From the first line of the listing below to the line with "plt.rcParams['font.family'] = ['Liberation", print each line exactly, and nothing more. Leave out the pictures.

== Records ==

[Begin]

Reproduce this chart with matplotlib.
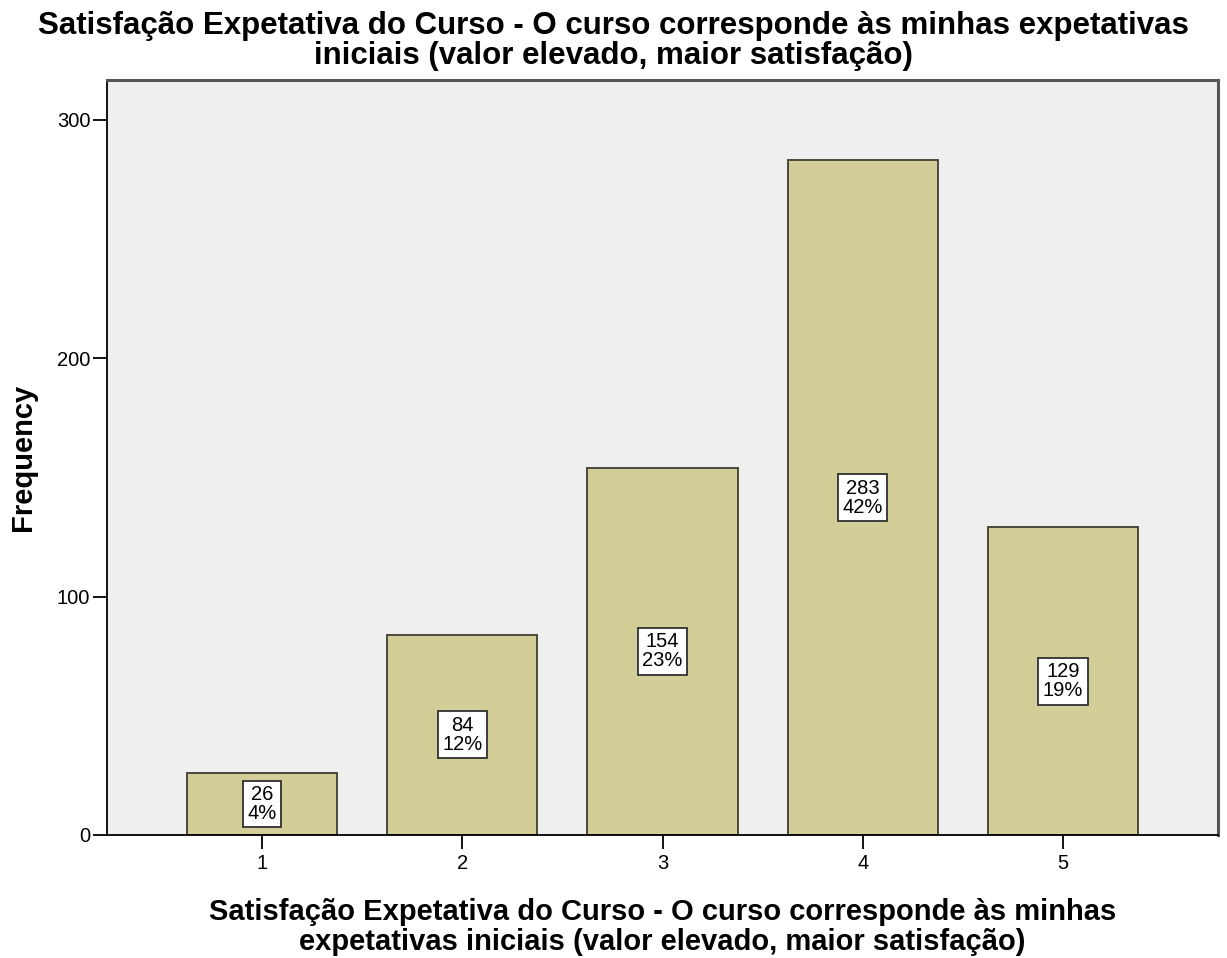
import matplotlib
matplotlib.use("Agg")
import matplotlib.pyplot as plt
import numpy as np

plt.rcParams['font.family'] = ['Liberation Sans', 'DejaVu Sans']

categories = ['1', '2', '3', '4', '5']
counts = [26, 84, 154, 283, 129]
percents = ['4%', '12%', '23%', '42%', '19%']

title = ("Satisfação Expetativa do Curso - O curso corresponde às minhas expetativas\n"
         "iniciais (valor elevado, maior satisfação)")
xlabel = ("Satisfação Expetativa do Curso - O curso corresponde às minhas\n"
          "expetativas iniciais (valor elevado, maior satisfação)")

fig = plt.figure(figsize=(12.27, 9.58), dpi=100)
ax = fig.add_axes([0.0872, 0.1284, 0.9055, 0.7881])
ax.set_facecolor('#EFEFEF')

x = np.arange(1, len(categories) + 1)
ax.bar(x, counts, width=0.75, color='#D3CE97', edgecolor='#4A4A3C', linewidth=1.4, zorder=2)

# count / percent boxes in the middle of each bar
for xi, c, p in zip(x, counts, percents):
    ax.text(xi, c / 2, f"{c}\n{p}", ha='center', va='center', fontsize=14.5, linespacing=1.0,
            zorder=3, bbox=dict(boxstyle='square,pad=0.22', facecolor='white',
                                edgecolor='#303030', linewidth=1.3))

ax.set_xlim(0.225, 5.775)
ax.set_ylim(0, 316.6)
ax.set_xticks(x)
ax.set_xticklabels(categories)
ax.set_yticks([0, 100, 200, 300])
ax.tick_params(axis='both', direction='out', length=10, width=1.3, labelsize=14.5, colors='black')
ax.tick_params(axis='x', pad=4)
ax.tick_params(axis='y', pad=2)

for s in ['left', 'bottom']:
    ax.spines[s].set_color('black')
    ax.spines[s].set_linewidth(1.3)
for s in ['top', 'right']:
    ax.spines[s].set_color('#555555')
    ax.spines[s].set_linewidth(2.2)

ax.set_ylabel('Frequency', fontsize=21, fontweight='bold', labelpad=14)
ax.set_xlabel(xlabel, fontsize=21, fontweight='bold', labelpad=18, linespacing=1.05)
fig.suptitle(title, fontsize=22.5, fontweight='bold', y=0.988, linespacing=1.0)

fig.savefig('out.png', dpi=100)
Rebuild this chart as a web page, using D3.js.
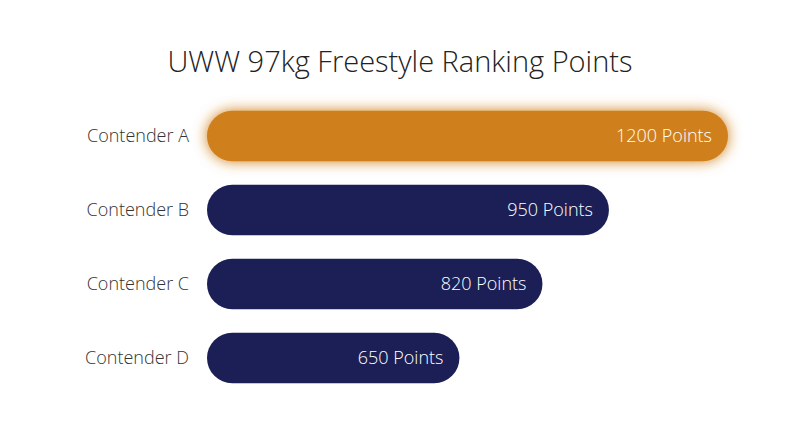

[End]

== Full output ==
Reproduce this chart with matplotlib.
import matplotlib
matplotlib.use("Agg")
import matplotlib.pyplot as plt
import numpy as np

plt.rcParams['font.family'] = ['Liberation Sans', 'DejaVu Sans']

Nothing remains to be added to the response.